Did ‘body parts stockpile’ firm come unstuck because of an unrealistically-low bid for the contract?

Skwawkbox found this report, suggesting the contractor’s bid was too low.

Fellow left media site Skwawkbox has uncovered a new aspect of the ‘body parts stockpile’ scandal – that private firm Healthcare Environmental Services’ bid for the contract was unrealistically low.

It would be easy to lay all the blame for the current situation on the company – but if it is a money problem, it really is just another symptom of the Conservative government’s mania for providing public services on the cheap, no matter how bad the service then turns out to be.

Private companies make their bids artificially low – because they know the lowest bid will get the contract.

And then the contractor fails to do the job because the money it requested isn’t enough.

You’d have thought the Tories would have learned their lesson from Carillion.

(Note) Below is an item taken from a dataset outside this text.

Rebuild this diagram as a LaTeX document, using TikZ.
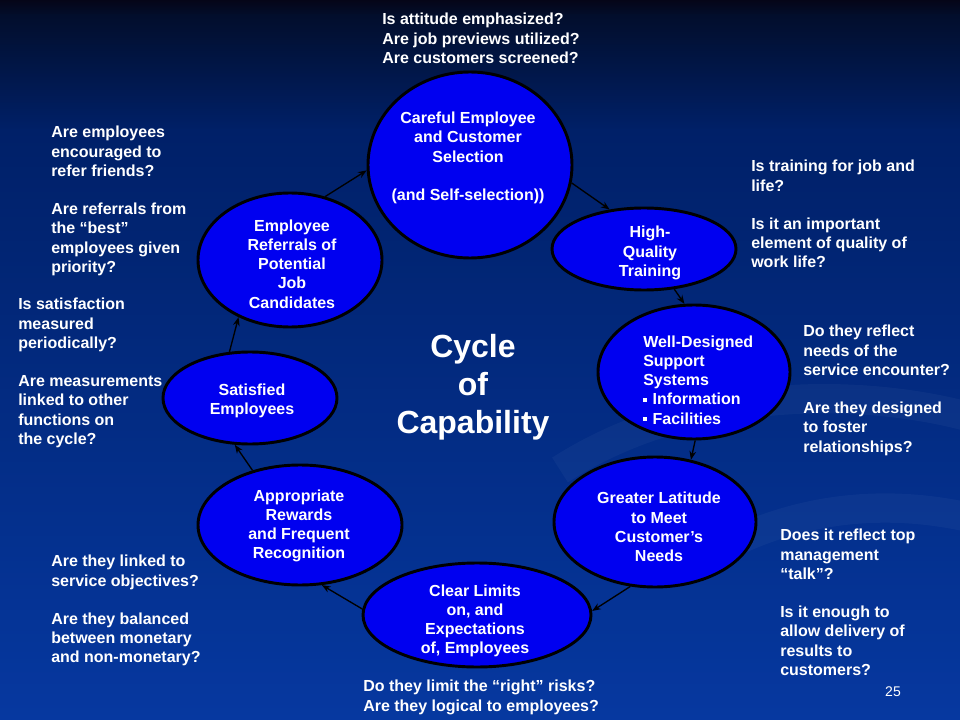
\documentclass[tikz,border=0pt]{standalone}
\usepackage{fontspec}
\setmainfont{Liberation Sans}
\usetikzlibrary{shapes.geometric,arrows.meta}
\definecolor{ellblue}{RGB}{0,0,240}
\definecolor{bga}{RGB}{5,5,24}
\definecolor{bgb}{RGB}{2,14,44}
\definecolor{bgc}{RGB}{0,32,104}
\definecolor{bgd}{RGB}{6,56,160}
\newcommand\sqbul{\raisebox{2.4pt}{\rule{3pt}{3pt}}\hspace{4pt}}
\begin{document}
\begin{tikzpicture}[x=0.75pt,y=-0.75pt,
  ell/.style={ellipse, draw=black, line width=2.2pt, fill=ellblue, inner sep=0pt},
  esize/.style 2 args={minimum width=#1*0.75pt, minimum height=#2*0.75pt},
  etext/.style={text=white, font=\fontsize{12}{14.4}\selectfont\bfseries, align=center, inner sep=0pt},
  qtext/.style={text=white, font=\fontsize{12}{14.4}\selectfont\bfseries, align=left, inner sep=0pt, anchor=north west},
  conn/.style={line width=1pt, black, -{Stealth[length=6.5pt,width=5pt]}},
  swoosh/.style={white, opacity=0.035, line width=22pt}]
\useasboundingbox (0,0) rectangle (960,720);
% background
\shade[top color=bga, bottom color=bgb] (0,0) rectangle (960,16);
\shade[top color=bgb, bottom color=bgc] (0,15) rectangle (960,131);
\shade[top color=bgc, bottom color=bgd] (0,130) rectangle (960,720);
\begin{scope}
\clip (0,0) rectangle (960,720);
\draw[swoosh] (560,470) .. controls (700,380) and (880,390) .. (980,420);
\draw[swoosh] (700,560) .. controls (800,500) and (900,500) .. (980,520);
\end{scope}
% ellipses
\node[ell, esize={204}{186}] (ce) at (470,165) {};
\node[ell, esize={184}{82}]  (hq) at (644,249) {};
\node[ell, esize={192}{134}] (wd) at (694,372) {};
\node[ell, esize={202}{130}] (gl) at (655,522) {};
\node[ell, esize={228}{104}] (cl) at (477,615) {};
\node[ell, esize={204}{120}] (ar) at (300,525) {};
\node[ell, esize={174}{92}]  (se) at (250,398) {};
\node[ell, esize={184}{134}] (er) at (290,260) {};
% ellipse texts
\node[etext] (ce-t) at (468,158) {Careful Employee\\and Customer\\Selection\\[14.4pt](and Self-selection))};
\node[etext] (hq-t) at (650,253) {High-\\Quality\\Training};
\node[etext, align=left, anchor=west] (wd-t) at (643,380) {Well-Designed\\Support\\Systems\\\sqbul Information\\\sqbul Facilities};
\node[etext] (gl-t) at (659,527) {Greater Latitude\\to Meet\\Customer’s\\Needs};
\node[etext] (cl-t) at (475,621) {Clear Limits\\on, and\\Expectations\\of, Employees};
\node[etext] (ar-t) at (299,526) {Appropriate\\Rewards\\and Frequent\\Recognition};
\node[etext] (se-t) at (252,401) {Satisfied\\Employees};
\node[etext] (er-t) at (292,264) {Employee\\Referrals of\\Potential\\Job\\Candidates};
% centre title
\node[text=white, font=\fontsize{24}{28.5}\selectfont\bfseries, align=center, inner sep=0pt] (cyc) at (473,387) {Cycle\\of\\Capability};
% connectors
\draw[conn] (er.61) -- (ce.183);
\draw[conn] (ce.-10) -- (hq.131);
\draw[conn] (hq.-53) -- (wd.98);
\draw[conn] (wd.-89) -- (gl.60);
\draw[conn] (gl.249) -- (cl.2);
\draw[conn] (cl.177) -- (ar.-70);
\draw[conn] (ar.131) -- (se.252);
\draw[conn] (se.114) -- (er.228);
% questions
\node[qtext] (q-top) at (382,13) {Is attitude emphasized?\\Are job previews utilized?\\Are customers screened?};
\node[qtext] (q-r1) at (751,160) {Is training for job and\\life?\\[14.4pt]Is it an important\\element of quality of\\work life?};
\node[qtext] (q-r2) at (803,325) {Do they reflect\\needs of the\\service encounter?\\[14.4pt]Are they designed\\to foster\\relationships?};
\node[qtext] (q-r3) at (780,529) {Does it reflect top\\management\\“talk”?\\[14.4pt]Is it enough to\\allow delivery of\\results to\\customers?};
\node[qtext] (q-bot) at (363,680) {Do they limit the “right” risks?\\Are they logical to employees?};
\node[qtext] (q-l1) at (51,126) {Are employees\\encouraged to\\refer friends?\\[14.4pt]Are referrals from\\the “best”\\employees given\\priority?};
\node[qtext] (q-l2) at (18,298) {Is satisfaction\\measured\\periodically?\\[14.4pt]Are measurements\\linked to other\\functions on\\the cycle?};
\node[qtext] (q-l3) at (51,555) {Are they linked to\\service objectives?\\[14.4pt]Are they balanced\\between monetary\\and non-monetary?};
% slide number
\node[text=white, font=\fontsize{10.5}{12}\selectfont, inner sep=0pt] (num) at (893,692) {25};
\end{tikzpicture}
\end{document}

They should have reviewed all private contracts after that fiasco.

If they didn’t, this scandal is less the fault of the company than the government.

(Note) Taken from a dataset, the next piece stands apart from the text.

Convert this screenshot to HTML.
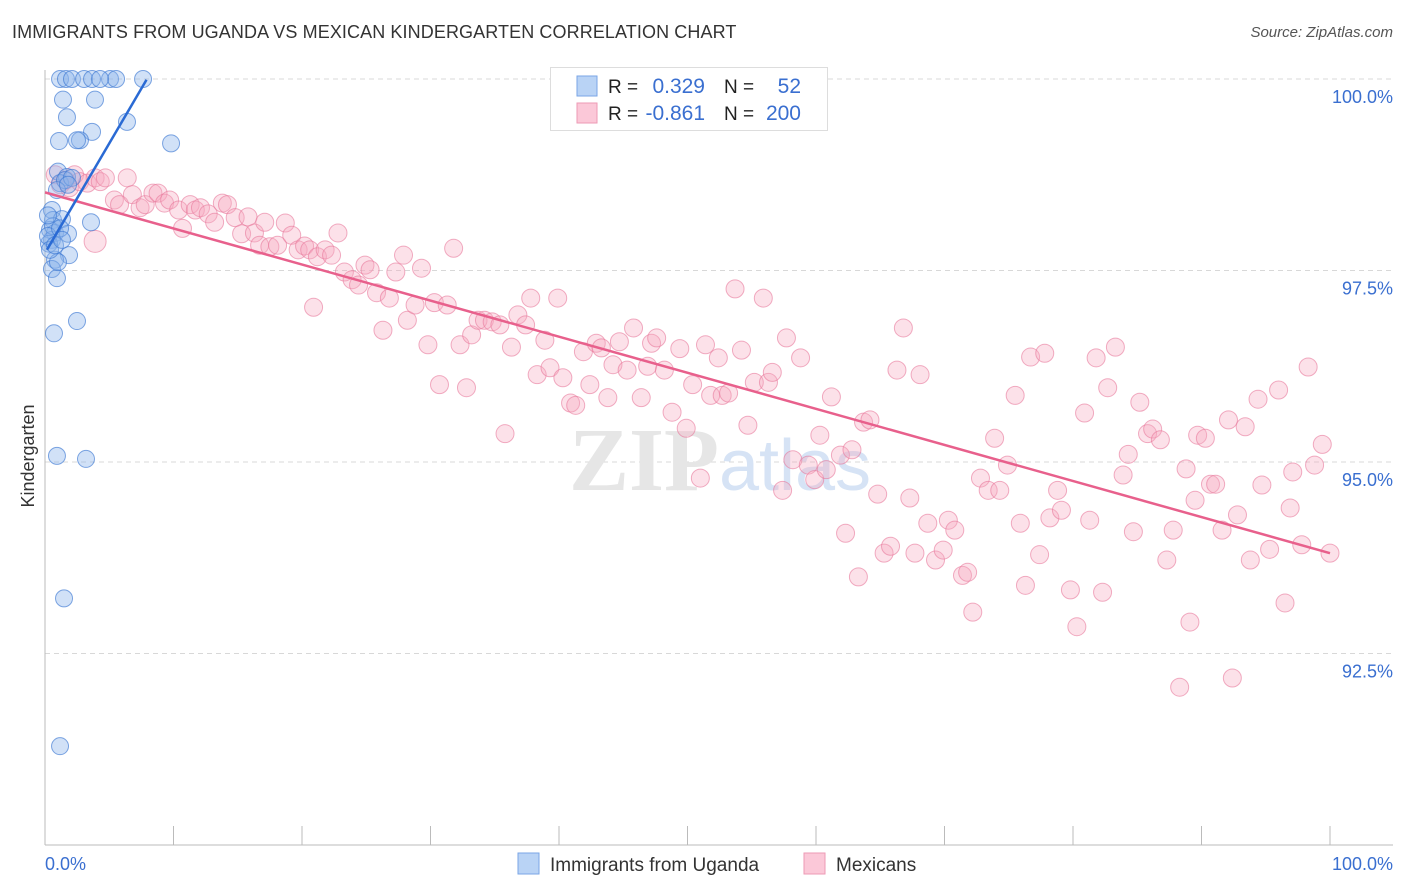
<!DOCTYPE html>
<html><head><meta charset="utf-8">
<style>
body{margin:0;background:#fff;font-family:"Liberation Sans",sans-serif;}
#wrap{position:relative;width:1406px;height:892px;overflow:hidden;}
.title{position:absolute;left:12px;top:22px;font-size:18px;color:#333;letter-spacing:0.1px;}
.source{position:absolute;right:13px;top:24px;font-size:15px;color:#555;font-style:italic;}
</style></head>
<body>
<div id="wrap">
<div class="title">IMMIGRANTS FROM UGANDA VS MEXICAN KINDERGARTEN CORRELATION CHART</div>
<div class="source">Source: ZipAtlas.com</div>
<svg id="chart" width="1406" height="892" style="position:absolute;left:0;top:0"></svg>
</div>
<script>
const yTicks=[100,97.5,95,92.5];
const yTickLabels=["100.0%","97.5%","95.0%","92.5%"];
const xTickVals=[0,10,20,30,40,50,60,70,80,90,100];
const ugX=[1.17,1.63,2.1,3.04,3.66,5.06,5.53,7.63,1.4,3.89,1.71,6.38,3.66,1.09,2.72,2.49,9.81,1.01,1.71,1.17,0.54,0.62,1.32,0.39,0.78,1.79,0.54,0.31,3.58,1.87,0.78,0.54,0.93,2.49,0.7,0.93,3.19,1.48,1.17,0.62,0.23,1.01,0.39,1.17,1.56,2.1,0.23,0.78,1.32,4.28,0.93,1.79];
const ugY=[100,100,100,100,100,100,100,100,99.73,99.73,99.5,99.44,99.31,99.19,99.2,99.2,99.16,98.79,98.72,98.64,98.29,98.16,98.17,98.03,97.99,97.98,97.9,97.85,98.13,97.7,97.64,97.52,97.4,96.84,96.68,95.08,95.04,93.22,91.29,98.08,97.95,97.61,97.77,98.05,98.68,98.71,98.22,97.83,97.9,100,98.55,98.62];
const mxX=[0.8,1.2,1.6,1.9,2.3,2.7,3.3,3.9,4.3,4.7,5.4,5.8,6.4,6.8,7.4,7.8,8.4,8.8,9.3,9.7,10.4,10.7,11.3,11.7,12.1,12.7,13.2,13.8,14.2,14.8,15.3,15.8,16.3,16.7,17.1,17.5,18.1,18.7,19.2,19.7,20.2,20.6,21.2,21.8,22.3,22.8,23.3,23.9,24.4,24.9,25.3,25.8,26.3,26.8,27.3,27.9,28.2,28.8,29.3,29.8,30.3,30.7,31.3,31.8,32.3,32.8,33.2,33.7,34.2,34.8,35.4,35.8,36.3,36.8,37.4,37.8,38.3,38.9,39.3,39.9,40.3,40.9,41.3,41.9,42.4,42.9,43.3,43.8,44.2,44.7,45.3,45.8,46.4,46.9,47.2,47.6,48.2,48.8,49.4,49.9,50.4,51.0,51.4,51.8,52.4,52.7,53.2,53.7,54.2,54.7,55.2,55.9,56.3,56.6,57.4,57.7,58.2,58.8,59.4,59.9,60.3,60.8,61.2,61.9,62.3,62.8,63.3,63.7,64.2,64.8,65.3,65.8,66.3,66.8,67.3,67.7,68.1,68.7,69.3,69.9,70.3,70.8,71.4,71.8,72.2,72.8,73.4,73.9,74.3,74.9,75.5,75.9,76.3,76.7,77.4,77.8,78.2,78.8,79.1,79.8,80.3,80.9,81.3,81.8,82.3,82.7,83.3,83.9,84.3,84.7,85.2,85.8,86.2,86.8,87.3,87.8,88.3,88.8,89.1,89.5,89.7,90.3,90.7,91.1,91.6,92.1,92.4,92.8,93.4,93.8,94.4,94.7,95.3,96.0,96.5,96.9,97.1,97.8,98.3,98.8,99.4,100,3.9,20.9];
const mxY=[98.75,98.62,98.68,98.58,98.75,98.66,98.64,98.71,98.66,98.71,98.42,98.36,98.71,98.49,98.32,98.36,98.51,98.51,98.38,98.42,98.29,98.05,98.36,98.29,98.32,98.24,98.13,98.38,98.36,98.19,97.98,98.2,97.99,97.83,98.13,97.81,97.83,98.12,97.96,97.77,97.82,97.77,97.68,97.77,97.7,97.99,97.48,97.38,97.31,97.57,97.51,97.21,96.72,97.14,97.48,97.7,96.85,97.05,97.53,96.53,97.08,96.01,97.05,97.79,96.53,95.97,96.66,96.85,96.85,96.83,96.79,95.37,96.5,96.92,96.79,97.14,96.14,96.59,96.23,97.14,96.1,95.77,95.74,96.44,96.01,96.55,96.49,95.84,96.27,96.57,96.2,96.75,95.84,96.25,96.55,96.62,96.2,95.65,96.48,95.44,96.01,94.79,96.53,95.87,96.36,95.87,95.9,97.26,96.46,95.48,96.04,97.14,96.04,96.17,94.63,96.62,95.03,96.36,94.96,94.77,95.35,94.9,95.85,95.09,94.07,95.16,93.5,95.52,95.55,94.58,93.81,93.9,96.2,96.75,94.53,93.81,96.14,94.2,93.72,93.85,94.24,94.11,93.52,93.56,93.04,94.79,94.63,95.31,94.63,94.96,95.87,94.2,93.39,96.37,93.79,96.42,94.27,94.63,94.37,93.33,92.85,95.64,94.24,96.36,93.3,95.97,96.5,94.83,95.1,94.09,95.78,95.37,95.43,95.29,93.72,94.11,92.06,94.91,92.91,94.5,95.35,95.31,94.71,94.71,94.11,95.55,92.18,94.31,95.46,93.72,95.82,94.7,93.86,95.94,93.16,94.4,94.87,93.92,96.24,94.96,95.23,93.81,97.88,97.02];
const ugTrendX=[0.15,7.9];
const ugTrendY=[97.77,99.99];
const mxTrendX=[0,100];
const mxTrendY=[98.52,93.81];

const NS="http://www.w3.org/2000/svg";
const svg=document.getElementById('chart');
const X0=45,X1=1330,Y0=79,YB=845;
function xs(v){return X0+(v/100)*(X1-X0);}
function ys(v){return Y0+(100-v)/10*(YB-Y0);}
function mk(t,a){const e=document.createElementNS(NS,t);for(const k in a)e.setAttribute(k,a[k]);svg.appendChild(e);return e;}

yTicks.forEach((v,i)=>{
 const g=mk('line',{x1:45,x2:1393,y1:ys(v),y2:ys(v),stroke:'#d8d8d8','stroke-dasharray':'5,4','stroke-width':1});
 
 
 const t=mk('text',{x:1393,y:ys(v)+24,'text-anchor':'end','font-size':18,fill:'#3a6fd0','font-family':'Liberation Sans, sans-serif'});
 t.textContent=yTickLabels[i];
 
 
});
const ax=mk('line',{x1:45,x2:1393,y1:845,y2:845,stroke:'#bbb','stroke-width':1});


const ay=mk('line',{x1:45,x2:45,y1:70,y2:845,stroke:'#bbb','stroke-width':1});


xTickVals.forEach(v=>{
 const l=mk('line',{x1:xs(v),x2:xs(v),y1:826,y2:845,stroke:'#bbb','stroke-width':1});
 
 
});
const wm=mk('text',{x:720,y:490,'text-anchor':'middle','font-size':90,fill:'#e6e6e6','font-family':'Liberation Serif, serif','font-weight':'bold'});
wm.innerHTML='ZIP<tspan fill="#d6e3f5" font-family="Liberation Sans, sans-serif" font-weight="normal" font-size="72">atlas</tspan>';



mxX.forEach((v,i)=>{
 const c=mk('circle',{cx:xs(v),cy:ys(mxY[i]),r:(i===mxX.length-2)?11:9,fill:'rgba(247,168,192,0.35)',stroke:'rgba(232,120,155,0.6)','stroke-width':1});
 
 
});
ugX.forEach((v,i)=>{
 const c=mk('circle',{cx:xs(v),cy:ys(ugY[i]),r:8.5,fill:'rgba(140,180,235,0.4)',stroke:'rgba(60,120,210,0.65)','stroke-width':1});
 
 
});
const tl1=mk('line',{x1:xs(mxTrendX[0]),y1:ys(mxTrendY[0]),x2:xs(mxTrendX[1]),y2:ys(mxTrendY[1]),stroke:'#e8608c','stroke-width':2.5});


const tl2=mk('line',{x1:xs(ugTrendX[0]),y1:ys(ugTrendY[0]),x2:xs(ugTrendX[1]),y2:ys(ugTrendY[1]),stroke:'#2a6ad4','stroke-width':2.5});



function txt(x,y,s,fill,size,anchor,name){const t=mk('text',{x:x,y:y,'font-size':size,fill:fill,'text-anchor':anchor||'start','font-family':'Liberation Sans, sans-serif'});t.textContent=s;return t;}
txt(45,870,'0.0%','#3a6fd0',18,'start','x-min-label');
txt(1393,870,'100.0%','#3a6fd0',18,'end','x-max-label');
const yt=txt(0,0,'Kindergarten','#333',18,'middle','y-axis-title');
yt.setAttribute('transform','translate(34,456) rotate(-90)');

// legend box
const lb=mk('rect',{x:550.5,y:67.5,width:277,height:63,fill:'#fff',stroke:'#ddd'});


const s1=mk('rect',{x:577,y:76,width:20,height:20,fill:'#b9d3f5',stroke:'#7aa6e6'});


const s2=mk('rect',{x:577,y:103,width:20,height:20,fill:'#fbc8d8',stroke:'#ee9ab5'});


txt(608,93,'R =','#222',19,'start','r-label');
txt(705,93,'0.329','#3a6fd0',21,'end','uganda-r');
txt(724,93,'N =','#222',19,'start','n-label');
txt(801,93,'52','#3a6fd0',21,'end','uganda-n');
txt(608,120,'R =','#222',19,'start','r-label');
txt(705,120,'-0.861','#3a6fd0',21,'end','mexican-r');
txt(724,120,'N =','#222',19,'start','n-label');
txt(801,120,'200','#3a6fd0',21,'end','mexican-n');

// bottom legend
const b1=mk('rect',{x:518,y:853,width:21,height:21,fill:'#b9d3f5',stroke:'#7aa6e6'});


txt(550,871,'Immigrants from Uganda','#333',19,'start','legend-uganda-label');
const b2=mk('rect',{x:804,y:853,width:21,height:21,fill:'#fbc8d8',stroke:'#ee9ab5'});


txt(836,871,'Mexicans','#333',19,'start','legend-mexican-label');
</script>
</body></html>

ADDITIONAL: It seems a criminal investigation has been launched into the behaviour of Healthcare Environmental Services after the Environment Agency said the company had breached environmental permits.

It seems I was right: The Tory government is trying to blame the contractor for a scandal they caused themselves.

A private firm with a public contract for disposing of clinical waste has been unable to execute its contract in a ‘timely’ fashion, leading to a ‘pile up‘ of hundreds of tonnes of human body parts and other waste.

But the Department of Health’s management organisation for the English NHS, NHS England (NHSE), was told well over a year ago that the price bid by the winning contractor, Healthcare Environmental Services (HES) was ‘abnormally low‘ – and it went to court to defeat a legal bid to overturn the contract award.

Another firm that competed in the tender, Stericycle (then called SRCL), lodged a complaint that the winning bidder had put in a price that was unrealistically low. Stericycle’s legal action was an attempt to overturn the award – but was defeated in the High Court in July.

Source: Govt was warned body-parts firm’s bid was unrealistically low | The SKWAWKBOX


  1. vondreassen October 6, 2018 at 10:40 am - Reply

    back in the day, bidding corruption used to be called ‘brown envelopes’ these days we don’t even pretend..

  2. nmac064 October 7, 2018 at 7:06 am - Reply

    Privatisation is a recipe for corruption, inefficiency and, not forgetting, an opportunity for the Tories and their chums to make a lot of money at public expense.